Embracing Boredom | Development | Hudson Valley | Chronogram Magazine

When Dahlia's high, bright voice calls "I'm bored, Daddy," into the home office, Jeffrey Davis shrugs and replies, "Well, do something." This has happened only twice in her five years. Dahlia seems to know it won't have much consequence, aside from a little guidance toward a self-directed activity. "Seriously, the worst thing I could do as a father is to intervene and start trying to entertain her," says Davis, an author, speaker, and creativity consultant.

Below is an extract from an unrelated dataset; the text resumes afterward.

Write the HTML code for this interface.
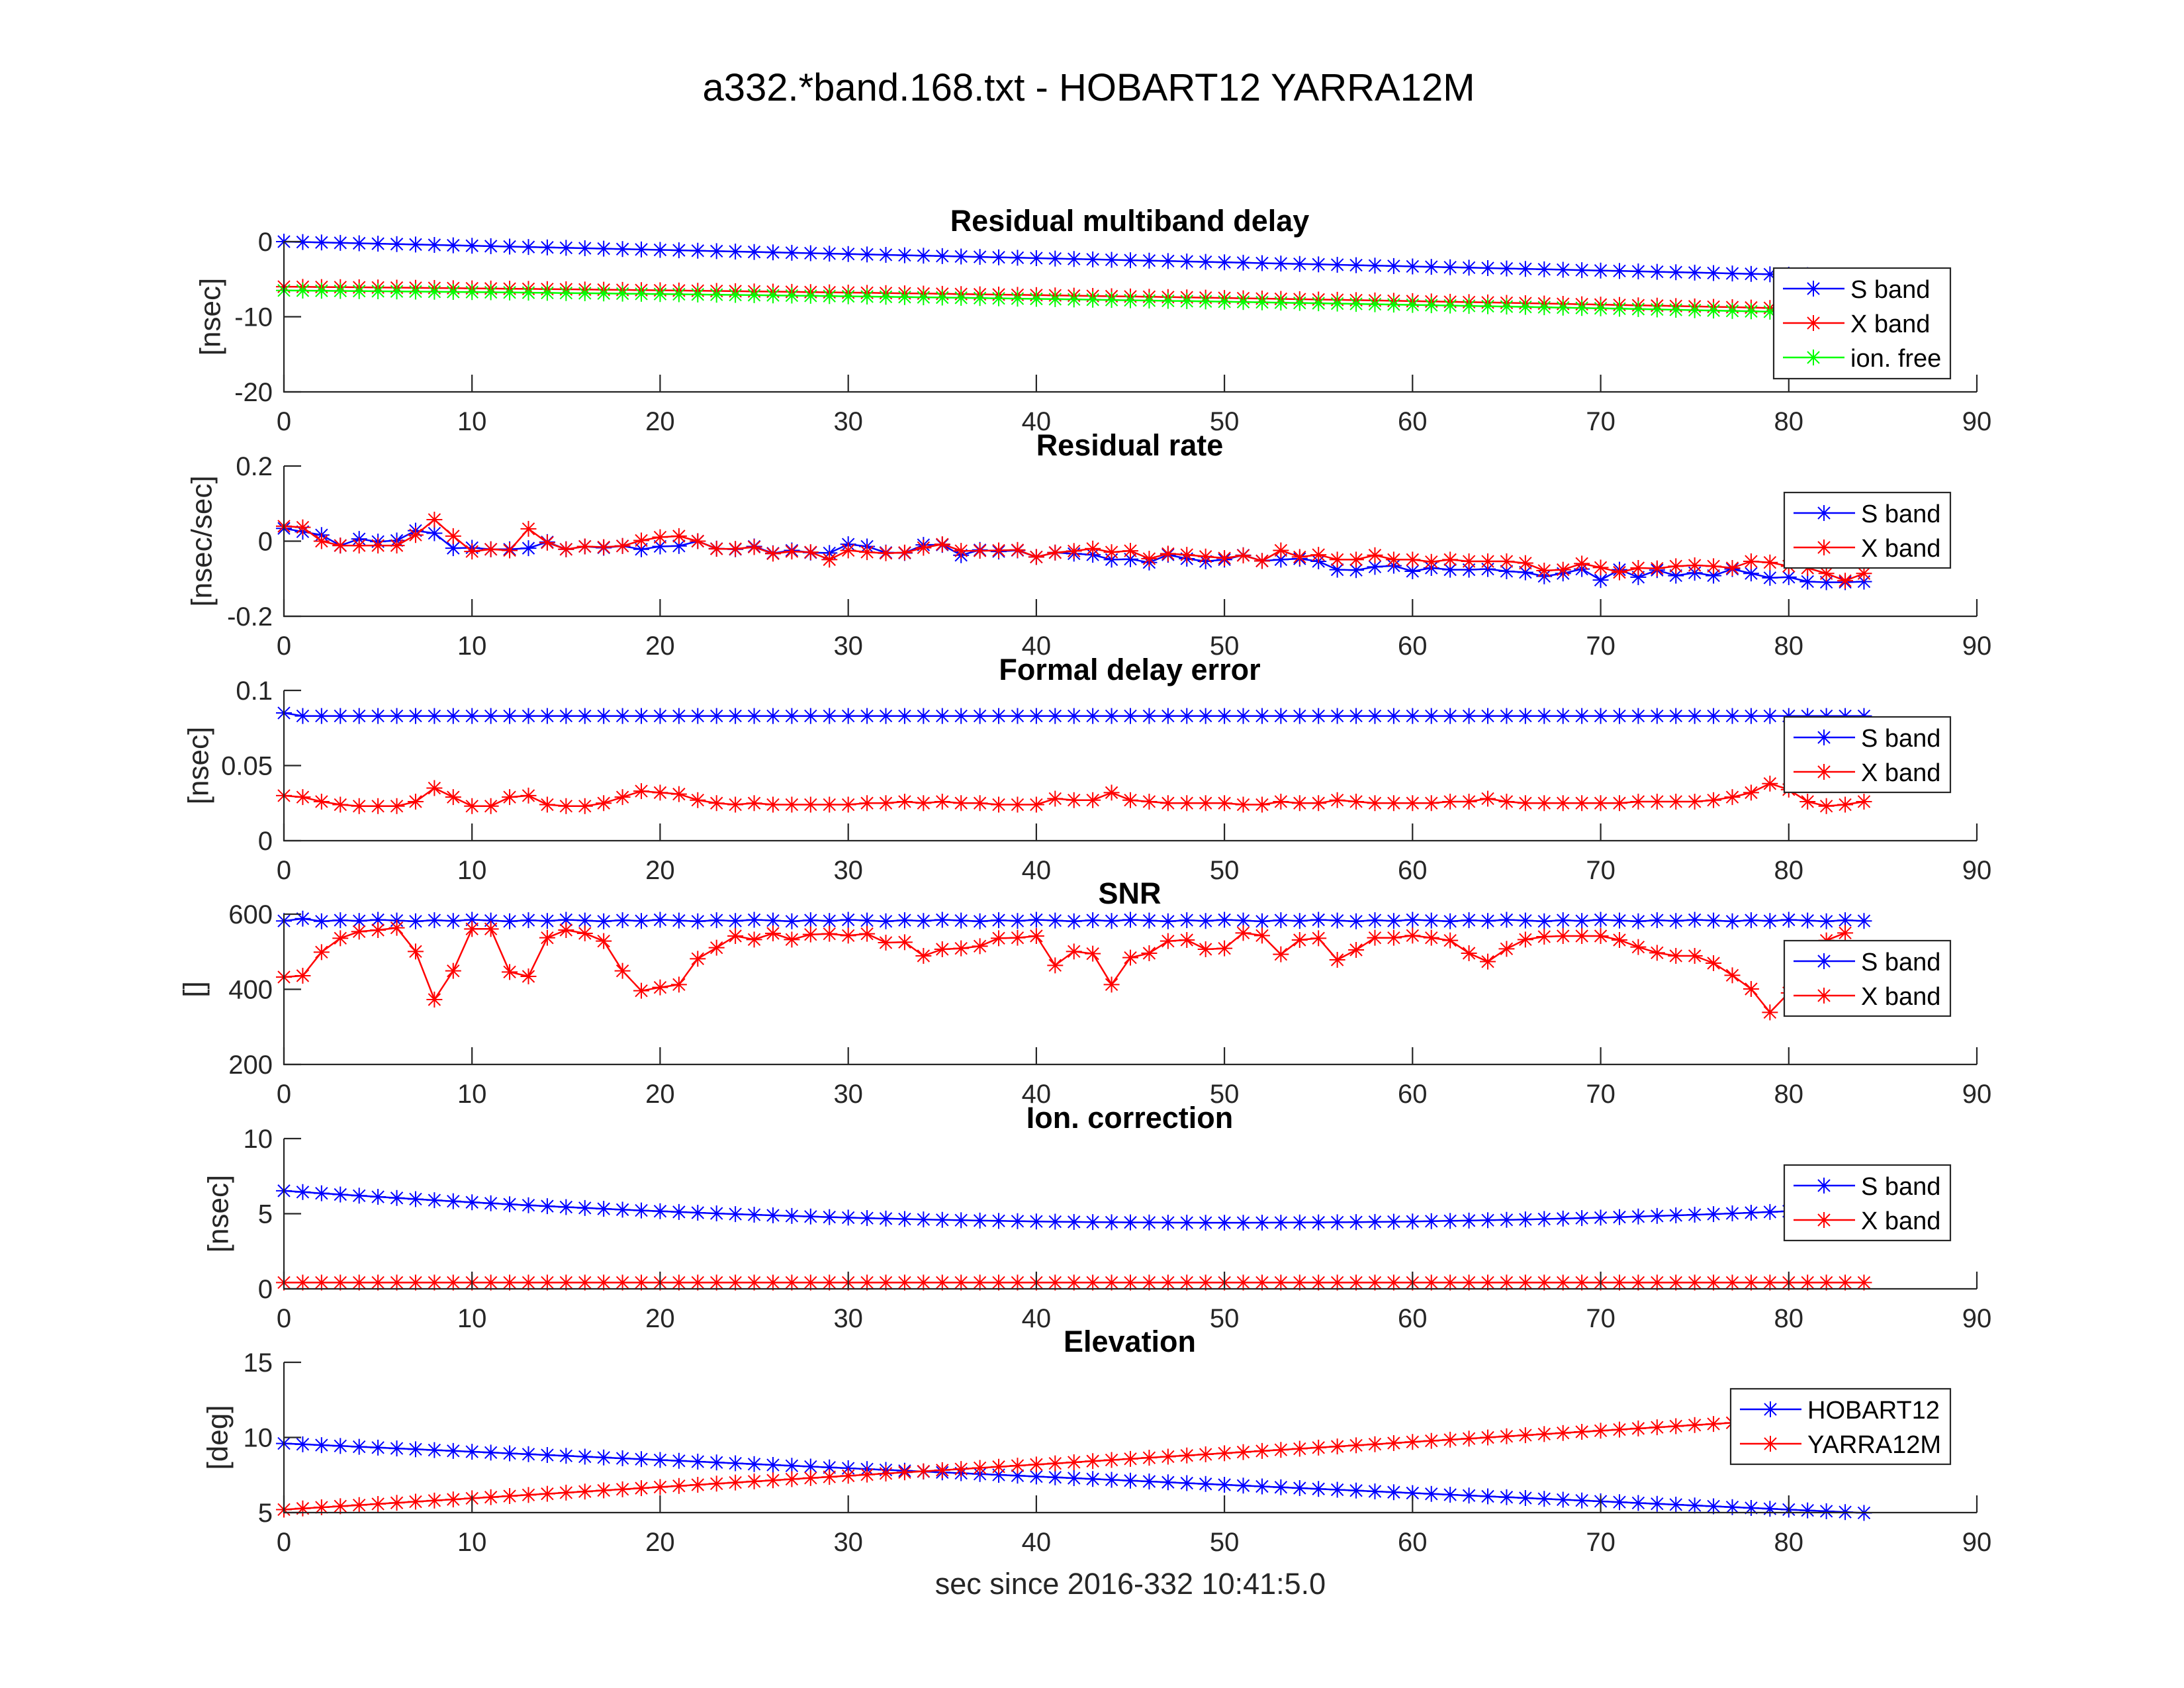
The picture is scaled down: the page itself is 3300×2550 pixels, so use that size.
<!DOCTYPE html>
<html><head><meta charset="utf-8"><style>
html,body{margin:0;padding:0;background:#fff;}
svg{display:block;}
text{font-family:"Liberation Sans",Arial,sans-serif;}
</style></head><body>
<svg id="s" width="3300" height="2550" viewBox="0 0 3300 2550" xmlns="http://www.w3.org/2000/svg">
<rect width="3300" height="2550" fill="#fff"/>
<text x="1645" y="152" font-size="58" text-anchor="middle" fill="#000">a332.*band.168.txt - HOBART12 YARRA12M</text>
<text x="1708" y="2408" font-size="45" text-anchor="middle" fill="#262626">sec since 2016-332 10:41:5.0</text>
</svg>
<script>
const S=document.getElementById('s');const NS='http://www.w3.org/2000/svg';
function el(t,a,txt){const e=document.createElementNS(NS,t);for(const k in a)e.setAttribute(k,a[k]);if(txt!==undefined)e.textContent=txt;S.appendChild(e);return e;}
const X0=429,XU=(2987-429)/90;
const bottoms=[592,931,1270,1608,1947,2285],H=227;
const B='#0000ff',R='#ff0000',G='#00ff00';
function rng(n,f){const a=[];for(let i=0;i<n;i++)a.push(f(i));return a;}
const p2r=[280,285,348,368,368,368,368,320,250,325,395,385,390,292,355,385,372,375,370,345,330,325,348,383,383,375,405,395,398,432,390,398,403,400,378,362,392,392,390,388,420,400,393,382,398,392,428,405,410,418,425,413,438,390,420,410,432,432,412,432,432,442,432,440,440,440,448,482,478,450,468,490,470,472,462,458,462,470,440,445,462,470,495,528,495].map(v=>(348-v)/342*0.2);
const p2b=[290,305,320,368,338,350,345,300,312,380,378,385,385,380,352,385,372,378,370,385,372,370,348,382,385,372,403,390,400,402,362,372,400,402,365,365,412,388,395,390,420,400,405,410,432,430,445,410,428,440,432,412,438,432,428,440,478,480,465,460,485,470,478,478,475,485,490,508,495,475,525,478,512,480,505,492,505,475,495,515,512,532,535,535,532].map(v=>(348-v)/342*0.2);
const p4rd=[318,312,205,142,112,105,95,202,420,290,100,100,295,315,140,105,120,155,290,380,365,352,235,185,132,148,120,148,125,122,130,122,162,160,222,192,188,178,142,140,132,265,202,212,352,230,210,155,150,192,188,118,130,215,150,142,240,195,140,140,130,140,152,210,248,190,148,135,132,132,132,150,182,208,222,222,255,310,372,478,390,254,152,118];
const p4r=p4rd.map(v=>600-(v-33)/681*400);
const p4b=rng(85,i=>i==0?582:(i==1?588:585-((i*7)%5)));
const p3x=[0.030,0.029,0.026,0.024,0.023,0.023,0.023,0.026,0.035,0.029,0.023,0.023,0.029,0.030,0.024,0.023,0.023,0.025,0.029,0.033,0.032,0.031,0.027,0.025,0.024,0.025,0.024,0.024,0.024,0.024,0.024,0.025,0.025,0.026,0.025,0.026,0.025,0.025,0.024,0.024,0.024,0.028,0.027,0.027,0.032,0.027,0.026,0.025,0.025,0.025,0.025,0.024,0.024,0.026,0.025,0.025,0.027,0.026,0.025,0.025,0.025,0.025,0.026,0.026,0.028,0.026,0.025,0.025,0.025,0.025,0.025,0.025,0.026,0.026,0.026,0.026,0.027,0.029,0.032,0.038,0.034,0.026,0.023,0.024,0.026];
const panels=[
 {ymin:-20,ymax:0,ticks:[0,-10,-20],tl:['0','-10','-20'],yl:'[nsec]',ylx:318,title:'Residual multiband delay',
  series:[[B,rng(85,i=>-0.055*i)],[R,rng(85,i=>-6-0.02*i-0.0002*i*i)],[G,rng(85,i=>-6.5-0.02*i-0.0002*i*i)]],
  leg:{l:2680,names:['S band','X band','ion. free'],cols:[B,R,G]}},
 {ymin:-0.2,ymax:0.2,ticks:[0.2,0,-0.2],tl:['0.2','0','-0.2'],yl:'[nsec/sec]',ylx:305,title:'Residual rate',
  series:[[B,p2b],[R,p2r]],leg:{l:2696,names:['S band','X band'],cols:[B,R]}},
 {ymin:0,ymax:0.1,ticks:[0.1,0.05,0],tl:['0.1','0.05','0'],yl:'[nsec]',ylx:300,title:'Formal delay error',
  series:[[B,rng(85,i=>i==0?0.085:0.083)],[R,p3x]],leg:{l:2696,names:['S band','X band'],cols:[B,R]}},
 {ymin:200,ymax:600,ticks:[600,400,200],tl:['600','400','200'],yl:'[]',ylx:293,title:'SNR',
  series:[[B,p4b],[R,p4r]],leg:{l:2696,names:['S band','X band'],cols:[B,R]}},
 {ymin:0,ymax:10,ticks:[10,5,0],tl:['10','5','0'],yl:'[nsec]',ylx:330,title:'Ion. correction',
  series:[[B,rng(85,i=>4.4+0.00085*(i-50)*(i-50))],[R,rng(85,i=>0.42)]],leg:{l:2696,names:['S band','X band'],cols:[B,R]}},
 {ymin:5,ymax:15,ticks:[15,10,5],tl:['15','10','5'],yl:'[deg]',ylx:329,title:'Elevation',
  series:[[B,rng(85,i=>9.6-0.055*i)],[R,rng(85,i=>5.2+0.075*i)]],leg:{l:2615,names:['HOBART12','YARRA12M'],cols:[B,R]}}
];
function star(g,x,y,c){
 const r=12,d=9;
 el('path',{d:`M${x-r},${y}H${x+r}M${x},${y-r}V${y+r}M${x-d},${y-d}L${x+d},${y+d}M${x-d},${y+d}L${x+d},${y-d}`,stroke:c,'stroke-width':2,fill:'none'});
}
panels.forEach((p,k)=>{
 const b=bottoms[k],t=b-H;
 const Y=v=>b-(v-p.ymin)/(p.ymax-p.ymin)*H;
 p.series.forEach(([c,d])=>{
  const pts=d.map((v,i)=>`${(X0+i*XU).toFixed(1)},${Y(v).toFixed(1)}`).join(' ');
  el('polyline',{points:pts,fill:'none',stroke:c,'stroke-width':2.5,'stroke-linejoin':'round'});
  d.forEach((v,i)=>star(null,X0+i*XU,Y(v),c));
 });
 el('path',{d:`M${X0},${t}V${b}H2987`,stroke:'#262626','stroke-width':2.2,fill:'none'});
 let tk='';
 for(let i=0;i<=9;i++){const x=X0+i*10*XU;tk+=`M${x.toFixed(1)},${b}V${b-26}`;
  el('text',{x:x.toFixed(1),y:b+58,'font-size':40,'text-anchor':'middle',fill:'#262626'},String(i*10));}
 p.ticks.forEach((v,j)=>{const y=Y(v);tk+=`M${X0},${y}H${X0+26}`;
  el('text',{x:X0-17,y:y+14,'font-size':40,'text-anchor':'end',fill:'#262626'},p.tl[j]);});
 el('path',{d:tk,stroke:'#262626','stroke-width':2.2,fill:'none'});
 el('text',{x:p.ylx,y:(t+b)/2,'font-size':44,'text-anchor':'middle',fill:'#262626',transform:`rotate(-90 ${p.ylx} ${(t+b)/2})`,'dominant-baseline':'central'},p.yl);
 el('text',{x:1707,y:t-16,'font-size':45,'font-weight':'bold','text-anchor':'middle',fill:'#000'},p.title);
 const L=p.leg,lt=t+40,n=L.names.length,lh=n==3?167:114;
 el('rect',{x:L.l,y:lt,width:2947-L.l,height:lh,fill:'#fff',stroke:'#262626','stroke-width':2.2});
 L.names.forEach((nm,j)=>{const cy=lt+31+j*52;
  el('line',{x1:L.l+14,y1:cy,x2:L.l+107,y2:cy,stroke:L.cols[j],'stroke-width':2.5});
  star(null,L.l+60,cy,L.cols[j]);
  el('text',{x:L.l+116,y:cy+14,'font-size':38,fill:'#000'},nm);
 });
});
</script>
</body></html>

Still, the dog days of summer take on new meaning when you're dogged with bored kids. With the feeling of slowly passing time playing arm candy to a lack of engagement and low mood, boredom can feel a lot like depression. But is boredom something that should be cured? Psychologists say it actually serves a purpose. In order to be productive, the brain needs rest, and the tuned-out trance serves as a little nap. It filters over- or under-stimulating activities and is a signal to switch focus.

But parents often feel like they're doing a bad job if their kids are bored, and that's often in the marketing. "From the best way to teach your child to read by age two, to how to make your nine-year-old the next David Beckham, parents are inundated with inappropriate expectations about what children can and should do," explains Cheryl Demuth, who has a master's degree in early childhood leadership from Bank Street and is the owner of Hillside Nursery in Kingston, a play-based learning program for six weeks through age three, in Kingston. "Superstar achievement will create a superstar life! But a child, and an adult, can be happy, healthy, and wildly successful without being the smartest, having the most friends, or being the best at everything."

Busyness vs. Idleness
It's a fine line to walk between competitive busyness and helping children to realize their own lively ambitions. "Guilt plays a big role in parents' behavior," says Edith Bolt, one of two head teachers at Hillside. Parents are often busy and need the kids to be otherwise occupied. They can be workaholics or addicted to screens themselves, but offering children TV and video games is a temporary solution that digs people into a deeper hole. "We live in a culture where screens are a part of our everyday life, and it's important to teach children a balance between entertainment and personal fulfillment," Demuth suggests. That means parents need to make friends with boredom too.

Perhaps the real fear behind keeping our kids busy is our own fear of solitude. Parents see their children as an extension of themselves, so there can be a projection of loneliness and social rejection when the kids are just enjoying time to themselves. "Creativity doesn't always look creative," says Bolt. "It can happen in the mind, and we don't always see that." A child staring off into space can look like boredom, but there can be a whole world imagined.

Bolt, who has a master's degree in early childhood education, assures that boredom is not usually a sustained state for children, but she knows how difficult it can be for parents to maintain trust that their children can cope with the difficulty it presents. Teachers, too, fall prey to fixing it. "But children do need a certain amount of struggle to grow," Bolt says.

"It sounds harsh, but the best way to get kids to play, pretend, and create is to ignore them," says Demuth. "Of course, not in a neglectful way! But in a way that sends a message that they need to figure out how to entertain themselves." It's actually nurturing. In much the same way parents encourage their babies with thumb-sucking and stuffed animals, older children need encouragement to self-soothe too. "A parent should not be responsible for constant companionship or entertainment for their child," Demuth says. In working to overcome boredom, kids are developing an important set of tools: self-reliance, risk taking, time management, problem solving, and how to control impulses and develop an inner life.

"It's a little different from children at home alone," Bolt explains. "When children become bored in the classroom, they can become more difficult to handle. They push limits, break rules, so teachers will try to keep them busy because that's an easier way to deal with a classroom of children." However, for parents, mimicking that perpetual busyness can be debilitating at home. "If you truly want to keep a child from becoming creative, treat them like they're an adult—set unachievable expectations and keep them entertained constantly," Demuth warns, ironically. She advises checking in regularly to see whether parents are teaching busyness or self-realization. "If a parent is overwhelmed with activities, then the child likely is too."